Professor Gordon Chang and Dr. Roland Hsu on the Chinese Railroad Workers in North America Project

Date
Tue November 17th 2020, 12:00pm
Location
Zoom Webinar: https://stanford.zoom.us/webinar/93280857767
Professor Gordon Chang and Dr. Roland Hsu on the Chinese Railroad Workers in North America Project

Between 1864 and 1869, thousands of Chinese migrants toiled at a grueling pace and in perilous working conditions to help construct America’s first Transcontinental Railroad. The labor of these Chinese workers (who eventually numbered between 10-12,000 at any one moment) was central to creating the wealth that Leland Stanford used to found Stanford University. But these workers have never received the attention they deserve. We know relatively little about their lives. What led them to come to the United States? What experiences did they have in their arduous work? How did they live their daily lives? What kinds of communities did they create? How did their work on the railroad change the lives of their families in China and how did it change the lives of the workers themselves?

The Chinese Railroad Workers in North America Project seeks to give a voice to the Chinese migrants whose labor on the Transcontinental Railroad helped to shape the physical and social landscape of the American West.

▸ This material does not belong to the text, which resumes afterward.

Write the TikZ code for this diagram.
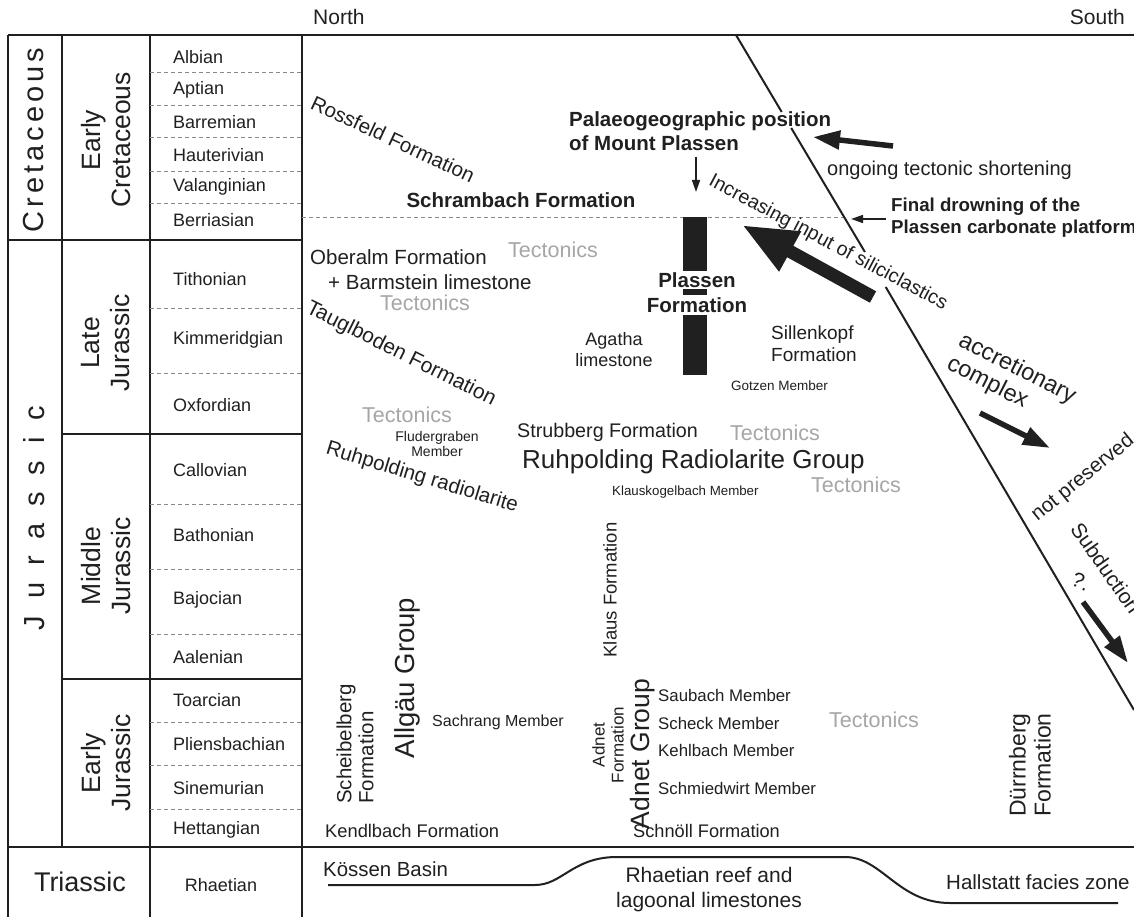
\documentclass[tikz,border=0pt]{standalone}
\usepackage{fontspec}
\setmainfont{Liberation Sans}
\usetikzlibrary{arrows.meta}
\definecolor{ink}{HTML}{202020}
\definecolor{tect}{HTML}{A6A6A6}
\definecolor{dsh}{HTML}{8A8A8A}
\newcommand\fsz[2]{\fontsize{#1}{#2}\selectfont}
\tikzset{
  lab/.style={inner sep=0pt,text=ink},
  stg/.style={lab,anchor=west,font=\fsz{18}{21}},
  tecto/.style={inner sep=0pt,text=tect,font=\fsz{21.5}{25}},
  rule/.style={draw=ink,line width=2pt},
  stagedash/.style={draw=dsh,line width=1pt,dash pattern=on 4pt off 3pt},
  thinarrow/.style={draw=ink,line width=1.5pt,-{Triangle[length=12pt,width=8pt]}},
  midarrow/.style={draw=ink,line width=5.5pt,-{Triangle[length=27pt,width=18pt]}},
  bigarrow/.style={draw=ink,line width=13pt,-{Triangle[length=55pt,width=42pt]}},
}
\begin{document}
\begin{tikzpicture}[x=1pt,y=-1pt]
\useasboundingbox (0,0) rectangle (1134,917);
\fill[white] (0,0) rectangle (1134,917);
% ---------- table frame ----------
\draw[rule,line width=2.5pt] (8,35) -- (1134,35);
\draw[rule] (8,35) -- (8,917);
\draw[rule] (62,35) -- (62,847);
\draw[rule] (150,35) -- (150,917);
\draw[rule] (302,35) -- (302,917);
\draw[rule] (8,240) -- (302,240);
\draw[rule] (62,434) -- (302,434);
\draw[rule] (62,679) -- (302,679);
\draw[rule] (8,847) -- (1134,847);
\foreach \y in {73,106,138,172,204,308,373,504,569,634,722,765,809}
  \draw[stagedash] (150,\y) -- (302,\y);
\draw[stagedash] (302,218) -- (843,218);
% ---------- periods / epochs ----------
\node[lab,rotate=90,font=\fsz{29}{34}\addfontfeature{LetterSpace=14}] (cret) at (34,140) {Cretaceous};
\node[lab,rotate=90,font=\fsz{29}{34}\addfontfeature{LetterSpace=58}] (jur) at (34,518) {Jurassic};
\node[lab,font=\fsz{27}{32}] (trias) at (80,882) {Triassic};
\node[lab,rotate=90,align=center,font=\fsz{26.5}{30}] (ecret) at (106,140) {Early\\Cretaceous};
\node[lab,rotate=90,align=center,font=\fsz{26.5}{30}] (ljur) at (106,343) {Late\\Jurassic};
\node[lab,rotate=90,align=center,font=\fsz{26.5}{30}] (mjur) at (106,566) {Middle\\Jurassic};
\node[lab,rotate=90,align=center,font=\fsz{26.5}{30}] (ejur) at (106,763) {Early\\Jurassic};
% ---------- stages ----------
\foreach \nm/\y in {Albian/57,Aptian/90,Barremian/122,Hauterivian/155,Valanginian/187,Berriasian/220,
  Tithonian/279,Kimmeridgian/340,Oxfordian/405,Callovian/470,Bathonian/535,Bajocian/600,Aalenian/657,
  Toarcian/700,Pliensbachian/744,Sinemurian/788,Hettangian/830}
  \node[stg] (st-\nm) at (173,\y) {\nm};
\node[lab,font=\fsz{18}{21}] (st-Rhaetian) at (221,885) {Rhaetian};
% ---------- headings ----------
\node[lab,anchor=west,font=\fsz{21}{25}] (north) at (313,17) {North};
\node[lab,anchor=east,font=\fsz{21}{25}] (south) at (1125,17) {South};
% ---------- diagonal line ----------
\draw[draw=ink,line width=2pt] (736,35) -- (781.7,112);
\draw[draw=ink,line width=2pt] (791.2,128) -- (864.9,252);
\draw[draw=ink,line width=2pt] (885.7,287) -- (1134,710);
% ---------- Plassen bar ----------
\fill[ink] (683,217) rectangle (707,375);
\node[lab,fill=white,inner ysep=1pt,font=\bfseries\fsz{20.5}{24}] (plas1) at (697,280) {Plassen};
\node[lab,fill=white,inner ysep=2pt,font=\bfseries\fsz{20.5}{24}] (plas2) at (697,305) {Formation};
% ---------- upper chart texts ----------
\node[lab,rotate=-25,font=\fsz{20.5}{24}] (ross) at (393,139) {Rossfeld Formation};
\node[lab,font=\bfseries\fsz{20.5}{24}] (schram) at (521,200) {Schrambach Formation};
\node[lab,anchor=north west,align=left,font=\bfseries\fsz{20.5}{24}] (palaeo) at (569,111) {Palaeogeographic position\\of Mount Plassen};
\node[lab,anchor=west,font=\fsz{20}{24}] (ongoing) at (827,170) {ongoing tectonic shortening};
\node[lab,anchor=north west,align=left,font=\bfseries\fsz{18.7}{22}] (drown) at (891,198) {Final drowning of the\\Plassen carbonate platform};
\node[lab,rotate=-28,font=\fsz{19.6}{23}] (incr) at (828,243) {Increasing input of siliciclastics};
\node[lab,anchor=west,font=\fsz{20.5}{24}] (oberalm) at (310,257) {Oberalm Formation};
\node[lab,anchor=west,font=\fsz{20.5}{24}] (barm) at (328,282) {+ Barmstein limestone};
\node[tecto] (tec1) at (553,250) {Tectonics};
\node[tecto] (tec2) at (425,303) {Tectonics};
\node[lab,rotate=-26.5,font=\fsz{21}{24}] (taugl) at (401,354) {Tauglboden Formation};
\node[lab,align=center,font=\fsz{18}{21}] (agatha) at (614,350) {Agatha\\limestone};
\node[lab,anchor=west,align=left,font=\fsz{19}{22}] (sillen) at (771,344) {Sillenkopf\\Formation};
\node[lab,anchor=west,font=\fsz{13.5}{16}] (gotzen) at (731,386) {Gotzen Member};
\node[lab,rotate=-27,anchor=north west,align=left,font=\fsz{23.5}{26}] (accr) at (965,330) {accretionary\\complex};
% ---------- middle chart texts ----------
\node[tecto] (tec3) at (407,415) {Tectonics};
\node[lab,align=center,font=\fsz{14}{15}] (fluder) at (437,444) {Fludergraben\\Member};
\node[lab,rotate=-17,font=\fsz{20.5}{24}] (ruhrad) at (422,478) {Ruhpolding radiolarite};
\node[lab,anchor=west,font=\fsz{19.7}{23}] (strub) at (517,432) {Strubberg Formation};
\node[tecto] (tec4) at (775,433) {Tectonics};
\node[lab,anchor=west,font=\fsz{26}{30}] (rrg) at (522,462) {Ruhpolding Radiolarite Group};
\node[tecto] (tec5) at (856,485) {Tectonics};
\node[lab,anchor=west,font=\fsz{13.3}{16}] (klausk) at (612,492) {Klauskogelbach Member};
\node[lab,rotate=39,font=\fsz{20.5}{24}] (notpres) at (1083,478) {not preserved};
\node[lab,rotate=-55,font=\fsz{21}{24}] (subd) at (1106,568) {Subduction};
\node[lab,rotate=-25,font=\fsz{21}{24}] (quest) at (1081,582) {?.};
\node[lab,rotate=90,font=\fsz{18.5}{22}] (klausf) at (610,590) {Klaus Formation};
% ---------- lower chart texts ----------
\node[lab,rotate=90,font=\fsz{27.5}{32}] (allgau) at (407,678) {Allgäu Group};
\node[lab,rotate=90,align=left,font=\fsz{20.5}{22}] (scheib) at (355,744) {Scheibelberg\\Formation};
\node[lab,anchor=west,font=\fsz{16}{19}] (sachr) at (432,722) {Sachrang Member};
\node[lab,anchor=west,font=\fsz{18.3}{22}] (kendl) at (325,831) {Kendlbach Formation};
\node[lab,rotate=90,align=center,font=\fsz{17}{19}] (adnetf) at (608,745) {Adnet\\Formation};
\node[lab,rotate=90,font=\fsz{26.5}{30}] (adnetg) at (643,754) {Adnet Group};
\node[lab,anchor=west,font=\fsz{16.8}{20}] (saub) at (658,695) {Saubach Member};
\node[lab,anchor=west,font=\fsz{16.8}{20}] (scheck) at (658,723) {Scheck Member};
\node[lab,anchor=west,font=\fsz{16.8}{20}] (kehl) at (658,750) {Kehlbach Member};
\node[lab,anchor=west,font=\fsz{16.8}{20}] (schmied) at (658,788) {Schmiedwirt Member};
\node[lab,anchor=west,font=\fsz{18.2}{22}] (schnoll) at (633,831) {Schnöll Formation};
\node[tecto] (tec6) at (874,720) {Tectonics};
\node[lab,rotate=90,align=left,font=\fsz{23}{25}] (durrn) at (1030,765) {Dürrnberg\\Formation};
% ---------- Triassic row ----------
\node[lab,anchor=west,font=\fsz{20.4}{24}] (kossen) at (323,869) {Kössen Basin};
\node[lab,align=center,font=\fsz{21}{25}] (reef) at (709,890) {Rhaetian reef and\\lagoonal limestones};
\node[lab,anchor=west,font=\fsz{20.5}{24}] (hall) at (946,882) {Hallstatt facies zone};
\draw[draw=ink,line width=2pt] (328,885) -- (535,885)
  .. controls (562,885) and (572,858) .. (615,857) -- (845,857)
  .. controls (882,857) and (898,903) .. (950,903) -- (1118,903);
% ---------- arrows ----------
\coordinate (pgT) at (696,157); \coordinate (pgH) at (696,192);
\draw[thinarrow] (pgT) -- (pgH);
\coordinate (fdT) at (886,219); \coordinate (fdH) at (851,219);
\draw[thinarrow] (fdT) -- (fdH);
\coordinate (shT) at (893,146); \coordinate (shH) at (813,137);
\draw[midarrow] (shT) -- (shH);
\coordinate (inT) at (873,297); \coordinate (inH) at (742,225);
\draw[bigarrow] (inT) -- (inH);
\coordinate (acT) at (980,413); \coordinate (acH) at (1050,448);
\draw[midarrow] (acT) -- (acH);
\coordinate (sbT) at (1083,602); \coordinate (sbH) at (1128,663);
\draw[midarrow] (sbT) -- (sbH);
\end{tikzpicture}
\end{document}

To this end, the project has developed a wide array of digital research methods and infrastructure—including archives, interactive maps, oral histories, and materials for teachers—and combined them with historical analysis to create a novel resource for those wishing to understand the history of the Chinese railroad workers. In this talk, the first in the CESTA Digital Humanities Public Lecture Series, Stanford Professor of History Gordon Chang and Dr. Roland Hsu, Director of Research of the project, will discuss the history of the Chinese railroad workers and describe the key findings and stories unearthed by this influential digital humanities project.